▸ **DATASET RECORDS**
====================

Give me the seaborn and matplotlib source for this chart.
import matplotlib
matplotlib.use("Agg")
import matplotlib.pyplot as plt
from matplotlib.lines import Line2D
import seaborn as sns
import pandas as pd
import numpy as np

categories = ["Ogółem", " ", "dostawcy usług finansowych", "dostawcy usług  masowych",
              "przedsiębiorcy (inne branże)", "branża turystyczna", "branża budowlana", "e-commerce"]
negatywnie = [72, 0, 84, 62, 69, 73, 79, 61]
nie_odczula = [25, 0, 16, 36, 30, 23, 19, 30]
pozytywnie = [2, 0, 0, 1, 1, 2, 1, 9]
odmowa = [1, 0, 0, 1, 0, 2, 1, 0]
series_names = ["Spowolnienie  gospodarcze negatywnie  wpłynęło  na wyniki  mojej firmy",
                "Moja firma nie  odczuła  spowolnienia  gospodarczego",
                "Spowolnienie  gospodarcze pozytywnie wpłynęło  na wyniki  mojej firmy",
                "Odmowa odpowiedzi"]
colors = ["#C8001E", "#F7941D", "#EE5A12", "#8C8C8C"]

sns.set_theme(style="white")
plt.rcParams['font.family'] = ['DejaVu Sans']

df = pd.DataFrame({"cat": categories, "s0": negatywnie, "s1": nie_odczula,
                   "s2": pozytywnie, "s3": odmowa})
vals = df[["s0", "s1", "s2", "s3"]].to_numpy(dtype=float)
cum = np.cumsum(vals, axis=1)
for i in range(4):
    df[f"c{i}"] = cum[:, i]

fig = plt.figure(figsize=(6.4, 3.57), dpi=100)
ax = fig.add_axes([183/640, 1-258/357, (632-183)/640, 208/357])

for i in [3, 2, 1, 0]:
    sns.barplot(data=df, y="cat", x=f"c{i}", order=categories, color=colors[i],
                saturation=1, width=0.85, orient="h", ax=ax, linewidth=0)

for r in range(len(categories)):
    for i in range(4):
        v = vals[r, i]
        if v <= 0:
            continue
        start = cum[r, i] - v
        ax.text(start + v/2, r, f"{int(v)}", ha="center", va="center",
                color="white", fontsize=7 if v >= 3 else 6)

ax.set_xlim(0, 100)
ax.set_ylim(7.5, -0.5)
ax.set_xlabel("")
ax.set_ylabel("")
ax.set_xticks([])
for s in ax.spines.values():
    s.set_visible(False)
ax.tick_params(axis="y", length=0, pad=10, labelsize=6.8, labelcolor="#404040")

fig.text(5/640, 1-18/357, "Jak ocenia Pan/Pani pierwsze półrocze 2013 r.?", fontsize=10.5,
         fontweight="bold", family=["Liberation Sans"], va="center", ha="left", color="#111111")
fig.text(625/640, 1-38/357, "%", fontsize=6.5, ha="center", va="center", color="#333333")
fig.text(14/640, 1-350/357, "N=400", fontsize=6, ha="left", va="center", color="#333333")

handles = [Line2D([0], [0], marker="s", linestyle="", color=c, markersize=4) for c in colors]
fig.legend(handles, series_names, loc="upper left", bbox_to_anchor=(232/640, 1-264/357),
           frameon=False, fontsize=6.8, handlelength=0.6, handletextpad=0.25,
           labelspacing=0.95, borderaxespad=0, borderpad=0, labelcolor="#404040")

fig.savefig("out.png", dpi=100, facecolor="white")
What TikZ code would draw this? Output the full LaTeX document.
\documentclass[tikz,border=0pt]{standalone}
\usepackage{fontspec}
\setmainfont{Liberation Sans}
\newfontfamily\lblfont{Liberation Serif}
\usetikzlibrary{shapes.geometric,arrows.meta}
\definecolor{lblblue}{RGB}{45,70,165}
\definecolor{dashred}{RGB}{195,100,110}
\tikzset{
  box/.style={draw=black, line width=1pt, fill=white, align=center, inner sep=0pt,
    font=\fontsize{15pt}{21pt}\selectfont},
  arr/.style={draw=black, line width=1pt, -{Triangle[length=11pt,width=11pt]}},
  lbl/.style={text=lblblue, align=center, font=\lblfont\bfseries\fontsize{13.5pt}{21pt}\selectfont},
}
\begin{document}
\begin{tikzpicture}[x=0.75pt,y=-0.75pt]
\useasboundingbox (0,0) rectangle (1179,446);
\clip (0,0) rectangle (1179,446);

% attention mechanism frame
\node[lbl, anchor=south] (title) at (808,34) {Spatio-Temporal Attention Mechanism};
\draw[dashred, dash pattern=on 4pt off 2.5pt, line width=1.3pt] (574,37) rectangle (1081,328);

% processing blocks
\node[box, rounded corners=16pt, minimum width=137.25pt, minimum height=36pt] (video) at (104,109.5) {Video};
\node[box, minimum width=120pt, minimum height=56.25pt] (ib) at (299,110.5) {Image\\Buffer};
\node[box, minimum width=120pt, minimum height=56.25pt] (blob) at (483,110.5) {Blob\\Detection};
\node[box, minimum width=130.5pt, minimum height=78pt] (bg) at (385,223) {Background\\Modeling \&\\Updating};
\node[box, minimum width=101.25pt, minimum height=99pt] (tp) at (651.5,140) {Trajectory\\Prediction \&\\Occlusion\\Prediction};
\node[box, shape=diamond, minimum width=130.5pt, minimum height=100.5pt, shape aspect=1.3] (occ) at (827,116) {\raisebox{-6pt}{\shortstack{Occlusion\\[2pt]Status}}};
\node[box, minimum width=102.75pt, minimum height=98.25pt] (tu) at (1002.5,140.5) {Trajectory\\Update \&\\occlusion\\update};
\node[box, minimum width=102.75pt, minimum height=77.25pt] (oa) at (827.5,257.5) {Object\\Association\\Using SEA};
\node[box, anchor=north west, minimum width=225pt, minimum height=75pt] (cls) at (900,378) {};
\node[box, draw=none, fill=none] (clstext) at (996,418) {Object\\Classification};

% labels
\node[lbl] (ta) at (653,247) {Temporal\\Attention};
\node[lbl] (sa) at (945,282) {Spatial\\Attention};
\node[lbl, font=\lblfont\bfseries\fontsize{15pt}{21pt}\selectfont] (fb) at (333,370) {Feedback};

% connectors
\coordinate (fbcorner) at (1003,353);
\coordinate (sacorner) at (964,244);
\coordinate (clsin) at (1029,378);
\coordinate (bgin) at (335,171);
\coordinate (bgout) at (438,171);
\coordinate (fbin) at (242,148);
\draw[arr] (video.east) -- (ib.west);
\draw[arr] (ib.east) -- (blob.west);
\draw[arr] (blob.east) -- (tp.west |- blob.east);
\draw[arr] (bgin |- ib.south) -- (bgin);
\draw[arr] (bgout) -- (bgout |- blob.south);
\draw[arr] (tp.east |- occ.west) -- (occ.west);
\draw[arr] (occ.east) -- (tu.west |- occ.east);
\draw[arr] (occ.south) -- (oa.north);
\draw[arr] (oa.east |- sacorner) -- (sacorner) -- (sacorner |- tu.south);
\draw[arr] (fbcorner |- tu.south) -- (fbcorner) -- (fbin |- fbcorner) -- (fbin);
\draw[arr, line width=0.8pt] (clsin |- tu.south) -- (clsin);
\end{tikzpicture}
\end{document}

====================

▸ **SET EXERCISE**
Scan the lines above for "seaborn", then copy every one that has it.

▸ **COMPLETED TASK**
Give me the seaborn and matplotlib source for this chart.
import seaborn as sns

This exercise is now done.